Business applications will increasingly head into the cloud as consumer technology filters through to business, according to U.K. CIOs.
More than half (56 percent) of the CIOs surveyed believe all applications used by their organization will be hosted on the Internet within five years, while 76 percent of the CIOs questioned think the increased availability of Wi-Fi and broadband at home is encouraging people to look at using online applications.
The research, commissioned by salesforce.com, found 83 percent of CIOs feel tech from the likes of Google and Facebook are shaping the technologies that businesses are adopting.
Google and Microsoft have been leading the push to the cloud, with popular online collaboration services in the shape of Google Apps and Office Live Workspace, while the likes of salesforce.com and its rivals have long been touting software as service for applications such as CRM.
Speaking to ZDNet Asia's sister site silicon.com, senior analyst with Freeform Dynamics, David Tebbutt, said while the progression to more cloud-hosted applications is inevitable, the CIOs' timings may be ambitious. "I think [the surveyed CIOs are] wrong on timescale. I think a lot of work will migrate to the cloud in that timescale but I think a lot more will migrate later on. I think we're talking about fairly long timescales."
Others remain unconvinced the cloud is ready for business. Citrix CTO and chair, Martin Duursma said recently cloud-based applications--or software-as-a-service--remain "several years away" from being enterprise ready.
He added companies should not rush into putting mission critical apps into the cloud until the services have become more reliable.

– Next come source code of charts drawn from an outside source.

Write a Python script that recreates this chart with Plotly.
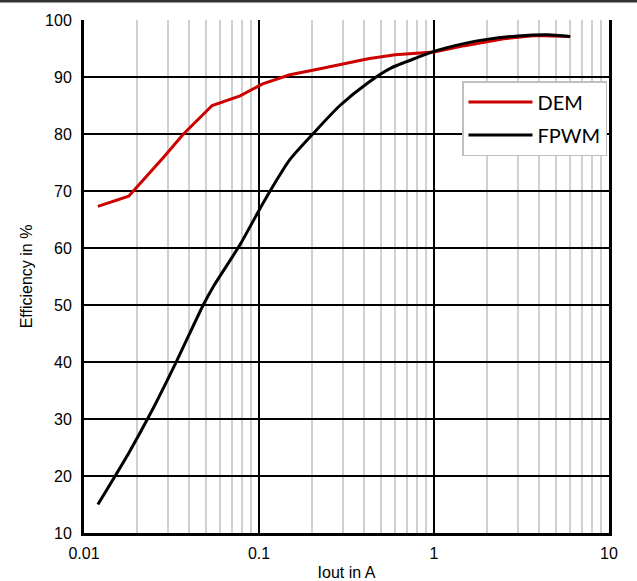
import plotly.graph_objects as go

# Data
dem_iout = [0.012, 0.018, 0.029, 0.037, 0.054, 0.078, 0.105, 0.15, 0.22, 0.42, 0.6, 1.0, 1.5, 2.5, 3.8, 6.0]
dem_eff = [67.3, 69.1, 76.2, 80.0, 85.0, 86.7, 88.8, 90.4, 91.4, 93.2, 93.9, 94.4, 95.5, 96.7, 97.3, 97.1]

fpwm_iout = [0.012, 0.018, 0.024, 0.034, 0.048, 0.055, 0.078, 0.106, 0.15, 0.21, 0.29, 0.42, 0.57, 0.8, 1.0, 1.5, 2.0, 3.0, 4.5, 6.0]
fpwm_eff = [15.0, 24.0, 31.0, 40.3, 50.0, 53.3, 60.6, 68.0, 75.5, 80.5, 85.0, 89.0, 91.6, 93.4, 94.5, 95.9, 96.6, 97.2, 97.4, 97.1]

x_tickvals = [0.01, 0.1, 1, 10]
x_ticktext = ["0.01", "0.1", "1", "10"]
y_tickvals = [10, 20, 30, 40, 50, 60, 70, 80, 90, 100]

fig = go.Figure()
fig.add_trace(go.Scatter(x=dem_iout, y=dem_eff, mode="lines", name="DEM", legendgroup="a",
                         line=dict(color="#CC0000", width=3)))
fig.add_trace(go.Scatter(x=fpwm_iout, y=fpwm_eff, mode="lines", name="FPWM", legendgroup="b",
                         line=dict(color="#000000", width=3, shape="spline", smoothing=0.6)))

axis_font = dict(family="Liberation Sans, Arial, sans-serif", size=16, color="#000")

fig.update_layout(
    width=637, height=581,
    margin=dict(l=84, r=28, t=20, b=48, autoexpand=False),
    paper_bgcolor="white", plot_bgcolor="white",
    font=axis_font,
    showlegend=True,
    legend=dict(x=0.72, y=0.881, xanchor="left", yanchor="top",
                bgcolor="white", bordercolor="#bfbfbf", borderwidth=1.5,
                font=dict(family="Lato, Open Sans, sans-serif", size=20, color="#000"),
                itemwidth=64, tracegroupgap=4),
    xaxis=dict(type="log", range=[-2, 1], tickvals=x_tickvals, ticktext=x_ticktext,
               showgrid=True, gridcolor="#000", gridwidth=2,
               minor=dict(dtick="D1", showgrid=True, gridcolor="#d0d0d0", gridwidth=1.5, ticks=""),
               showline=True, linecolor="#000", linewidth=3,
               ticks="", ticklabelstandoff=4, automargin=False,
               title=dict(text="Iout in A", font=axis_font, standoff=8),
               zeroline=False),
    yaxis=dict(range=[10, 100], tickvals=y_tickvals,
               showgrid=True, gridcolor="#000", gridwidth=1.5,
               showline=True, linecolor="#000", linewidth=3, mirror=True,
               ticks="", ticklabelstandoff=6, automargin=False,
               title=dict(text="Efficiency in %", font=axis_font, standoff=9),
               zeroline=False),
    shapes=[dict(type="line", xref="paper", yref="paper",
                 x0=-0.2, x1=1.1, y0=1.0365, y1=1.0365,
                 line=dict(color="#333", width=2.6))],
)

fig.write_html("out.html", config={"displayModeBar": False},
               post_script="document.body.style.margin='0';")
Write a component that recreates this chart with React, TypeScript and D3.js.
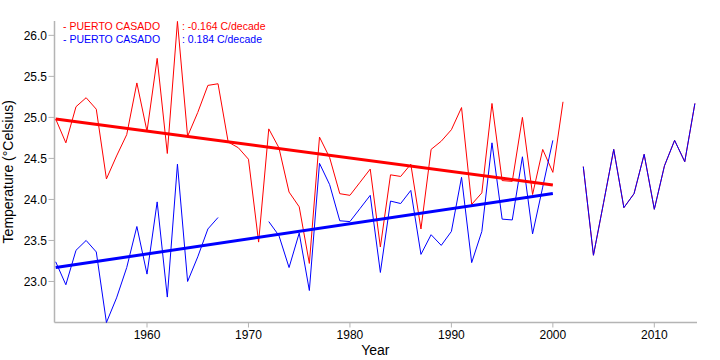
import React from "react";
import * as d3 from "d3";

const years: number[] = d3.range(1951, 2015);

const redValues: (number | null)[] = [
  24.98, 24.69, 25.13, 25.24, 25.1, 24.25, 24.53, 24.79, 25.42, 24.83,
  25.72, 24.56, 26.17, 24.77, 25.06, 25.39, 25.41, 24.7, 24.63, 24.49,
  23.48, 24.86, 24.63, 24.09, 23.91, 23.22, 24.76, 24.51, 24.07, 24.05,
  24.21, 24.37, 23.42, 24.3, 24.28, 24.43, 23.64, 24.61, 24.71, 24.85,
  25.12, 23.94, 24.08, 25.17, 24.23, 24.22, 25.0, 24.06, 24.61, 24.33,
  25.19, null, 24.4, 23.32, 23.96, 24.61, 23.9, 24.07, 24.55, 23.88,
  24.41, 24.72, 24.46, 25.17,
];

const blueValues: (number | null)[] = [
  23.24, 22.96, 23.38, 23.5, 23.36, 22.5, 22.8, 23.17, 23.67, 23.09,
  23.97, 22.81, 24.43, 23.0, 23.3, 23.64, 23.78, null, null, null,
  null, 23.73, 23.56, 23.17, 23.59, 22.89, 24.44, 24.18, 23.74, 23.73,
  23.89, 24.05, 23.11, 23.98, 23.95, 24.11, 23.33, 23.57, 23.44, 23.61,
  24.27, 23.23, 23.61, 24.69, 23.76, 23.75, 24.52, 23.58, 24.15, 24.72,
  null, null, 24.4, 23.32, 23.96, 24.61, 23.9, 24.07, 24.55, 23.88,
  24.41, 24.72, 24.46, 25.17,
];

const seriesNames = ["PUERTO CASADO", "PUERTO CASADO"];
const seriesColors = ["#ff0000", "#0000ff"];
const trendLabels = ["-0.164 C/decade", "0.184 C/decade"];
const trendStart = [24.98, 23.17];
const trendSlopePerYear = [-0.0164, 0.0184];
const trendYears = [1951, 2000];

const xTicks = [1960, 1970, 1980, 1990, 2000, 2010];
const yTicks = [23.0, 23.5, 24.0, 24.5, 25.0, 25.5, 26.0];

const FONT = "'Liberation Sans', Arial, sans-serif";

export default function App() {
  const W = 720;
  const H = 360;
  const left = 55.7;
  const right = 694.9;
  const top = 21;
  const bottom = 322.5;

  const x = d3.scaleLinear().domain([1951, 2014]).range([left, right]);
  const y = d3.scaleLinear().domain([22.5, 26.175]).range([bottom, top]);

  const line = d3
    .line<{ yr: number; v: number | null }>()
    .defined((d) => d.v !== null)
    .x((d) => x(d.yr))
    .y((d) => y(d.v as number));

  const series = [redValues, blueValues].map((vals) =>
    years.map((yr, i) => ({ yr, v: vals[i] }))
  );

  const axisColor = "#b4b4b4";
  const axisX = 54.5;

  return (
    <svg
      width={W}
      height={H}
      style={{ position: "absolute", left: 0, top: 0, background: "#fff" }}
      fontFamily={FONT}
    >
      <rect x={0} y={0} width={W} height={H} fill="#fff" />
      {/* axes */}
      <line x1={axisX} x2={axisX} y1={top} y2={bottom} stroke={axisColor} strokeWidth={1.5} />
      <line x1={axisX} x2={697} y1={bottom} y2={bottom} stroke={axisColor} strokeWidth={1.5} />
      {yTicks.map((t) => (
        <g key={"y" + t}>
          <line x1={48.5} x2={axisX} y1={y(t)} y2={y(t)} stroke={axisColor} strokeWidth={1} />
          <text x={47} y={y(t)} dy="0.35em" textAnchor="end" fontSize={12} fill="#000">
            {t.toFixed(1)}
          </text>
        </g>
      ))}
      {xTicks.map((t) => (
        <g key={"x" + t}>
          <line x1={x(t)} x2={x(t)} y1={bottom} y2={bottom + 5} stroke={axisColor} strokeWidth={1} />
          <text x={x(t)} y={339} textAnchor="middle" fontSize={12} fill="#000">
            {t}
          </text>
        </g>
      ))}
      <text x={(left + right) / 2} y={355} textAnchor="middle" fontSize={14} fill="#000">
        Year
      </text>
      <text
        transform={`translate(13,${(top + bottom) / 2}) rotate(-90)`}
        textAnchor="middle"
        fontSize={14}
        fill="#000"
      >
        Temperature (°Celsius)
      </text>

      {/* data lines */}
      {series.map((s, i) => (
        <path key={"s" + i} d={line(s) || ""} fill="none" stroke={seriesColors[i]} strokeWidth={1} />
      ))}

      {/* trend lines */}
      {trendStart.map((b, i) => (
        <line
          key={"t" + i}
          x1={x(trendYears[0])}
          y1={y(b)}
          x2={x(trendYears[1])}
          y2={y(b + trendSlopePerYear[i] * (trendYears[1] - trendYears[0]))}
          stroke={seriesColors[i]}
          strokeWidth={3}
        />
      ))}

      {/* legend */}
      {seriesNames.map((n, i) => (
        <g key={"l" + i} fill={seriesColors[i]} fontSize={10.5}>
          <text x={63} y={30 + i * 12.5}>{"- " + n}</text>
          <text x={182} y={30 + i * 12.5}>{": " + trendLabels[i]}</text>
        </g>
      ))}
    </svg>
  );
}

Freeform Dynamics' Tebbutt said companies need to work out which applications they feel comfortable with putting into the cloud and who they want to host services.
"It's about trust isn't it really? That's what it boils down to," he said. "I do think that a lot of work will go out to the cloud. It really depends on the nature of the business."
The research was carried out by Coleman Parkes and quizzed CIOs from 100 U.K. organisations.
Tim Ferguson of Silicon.com reported from London.